Coca-Cola is a gross polluter, and after repeated pleas, it currently recycles only 10% of the plastic waste it generates. One 12-ounce coke contains 10 tablespoons of sugar, more than an adult male's entire recommended daily allowance, and drinking a 12-ounce can per day raises diabetes rate 15%, not to mention the weight gain. "Twenty years ago, more teenagers drank more milk than coke, but currently it is the opposite. That's the power of advertising—and of distraction and denial," Kroth concludes.

This reminds me of the bottled water industry, which is basically fooling people and destroying the planet. Watch the amazing animation The Story of Bottled Water presented by Annie Leonard and find out how you are being duped. And for Christ's sake, stop wasting water. In my hometown São Paulo, in Brazil, a severe draught threatened to paralyze the city. Can you imagine life without water? It is a FINITE commodity, and the day it becomes scarce, the bottled water industry will have you by the balls. You will be forced to pay whatever the price tag is in order to survive.

Back to Kroth's presentation, another case of distraction and denial is the 2010 earthquake in Haiti that killed 250 thousand people and left one million homeless. The media covered it, then got bored and went somewhere else. One year later, the media dedicated more than twice as much prime time to Whitney Houston's death than to the Haiti survivors, who were still living in tents. Lance Armstrong was involved in a doping scandal and received almost three times more attention from the media than a quarter million people in Haiti. And we think there's nothing wrong about our consciousness and we are not misprioritizing things.

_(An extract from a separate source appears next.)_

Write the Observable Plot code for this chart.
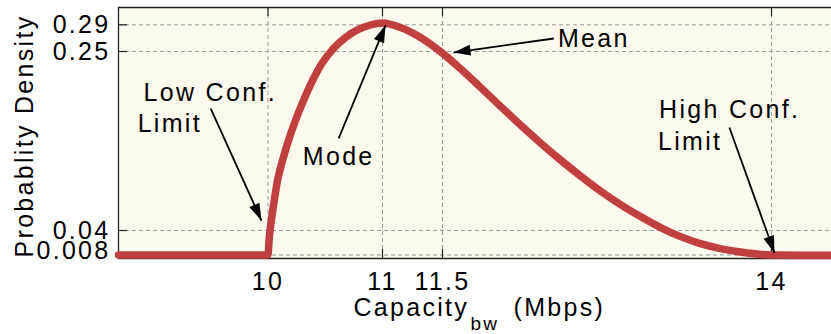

PROPAGANDA AS ENTERTAINMENT

You have anchors earning millions of dollars a year whose job is to distract us. Their purpose is to entertain us with the news. See Diane Sawyer, for example, and her "in-depth" interview with Amanda Cox about her sex scandal, watched by 8.5 million people. Cox was in a ménage with 2 people, one of them murdered, how titillating. Let's not talk about Haiti, 8 thousand people died of cholera there and that's no fun. The media has commercial slots and is trying to sell products. Cholera is not good for marketing. Two-headed dogs, Whitney Houston, Lance Armstrong, Miley Cyrus and her new hairdo, on the other hand, is entertainment that sells: that's what's on in the national news, not reality, and we continue to live in our fantasy bubble without being aware of just how much it's got a hold on us.

Note my emphasis in Kroth's words: news is entertainment, not meant to inform but meant to sell products. Bear in mind that propaganda today is not inserted in entertainment. It's the opposite: entertainment is inserted in propaganda. Everything you see in the mass media, from the news to music to film, is propaganda and social engineering in disguise.